I noticed that on the heels of this discussion, everyone at the table suddenly took much more interest in talking about the kinds of behavior that are driven by contextual concerns. It was fine to talk about behaviors that result from context-dependent perceptions of quality, but not at all palatable to speak of behaviors that result from envy or a desire to outdo others.
If relative deprivation is really about context, which shapes perceptions of quality, which in turn drive demand, then it is not a peripheral concept. It applies to virtually every good, including even basic goods like food. When a couple goes out to dinner for their anniversary, for example, the thought of feeling superior to their friends and neighbors probably never enters their minds. Their goal is just to share a memorable meal. But a memorable meal is a quintessentially relative concept. It is one that stands out from other meals.
In short, concerns about context and relative position typically have little to do with envy of the rich or a desire to keep up with them. Middle-class families don’t look to Donald Trump and worry about what he is spending his money on. Likewise, it’s totally irrelevant to most in the middle class that Bill Gates has a 40,000-square-foot mansion on the shore of Lake Washington.

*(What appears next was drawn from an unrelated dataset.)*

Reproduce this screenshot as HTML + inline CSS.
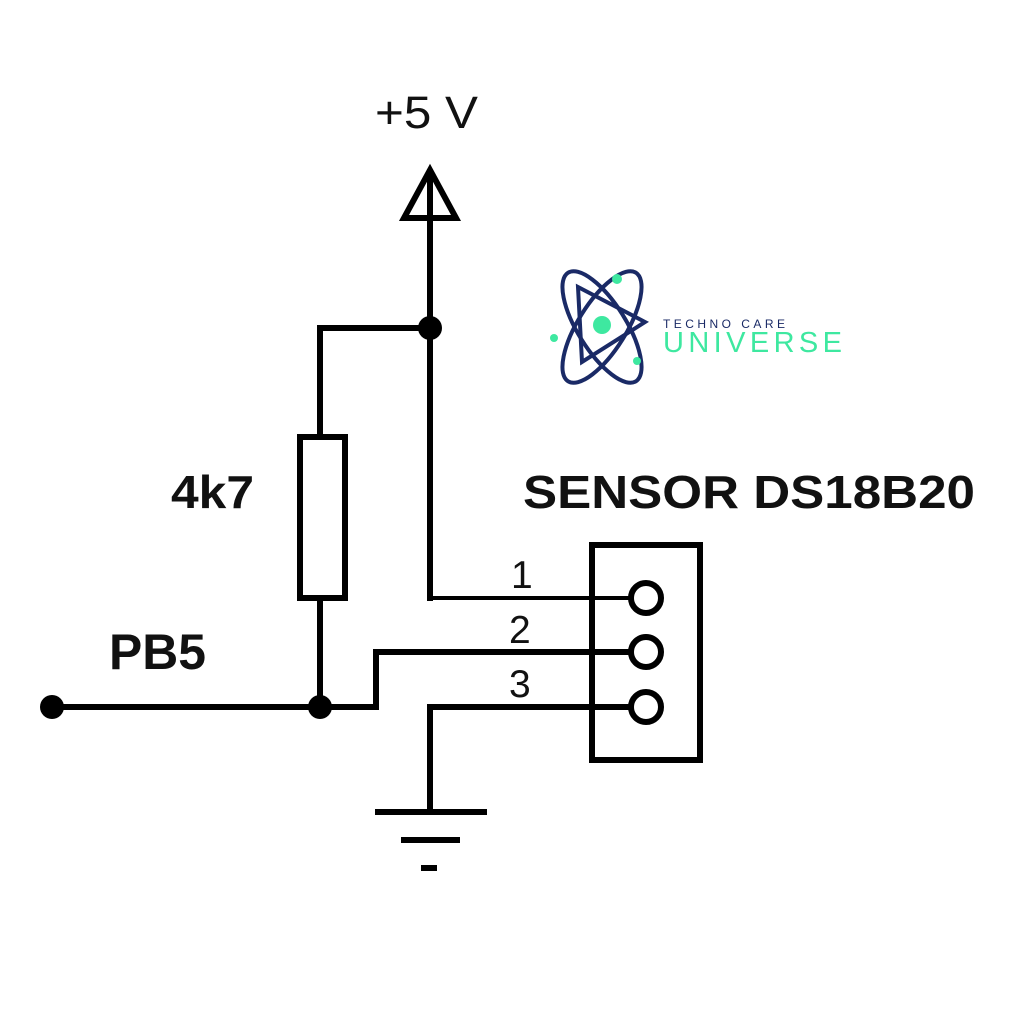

The existence of such houses nonetheless affects the spending behavior of people in the middle. It does so through a chain of local comparisons. To begin with, there are people in Bill Gates’s league who are influenced by the fact that he built such a house. Indeed, others who live on Lake Washington now have houses even larger than his. Some have 50,000 square feet of living space, some have 60,000, and at least one has 70,000. And just below these people on the economic ladder, there are others for whom these large houses do matter.
For some, they matter because of envy, to be sure. But others are influenced even if they feel no envy. The mere presence of the larger mansions, for example, may shift some people’s perceptions about how big a house one can build without seeming overly ostentatious. Or it may change the way people entertain, making dinner parties for thirty-six guests the norm, rather than parties for twenty-four. Or perhaps because their larger mansions make it possible to do so, those at the top of the economic ladder may begin hosting their daughters’ wedding receptions in their homes, rather than in hotels or country clubs. Or perhaps people build bigger houses simply because the larger houses of others make their own houses seem small. In each of these instances, we need not invoke envy to explain people’s behavior.
The simple point is that local context matters for a host of reasons, most of which have nothing to do with envy or a desire to feel superior to others. Viewing the phenomenon of relative deprivation in terms of such feelings has consigned it to the periphery. This has been a grand mistake, one that has seriously undermined our ability to reach sensible judgments about economic policy.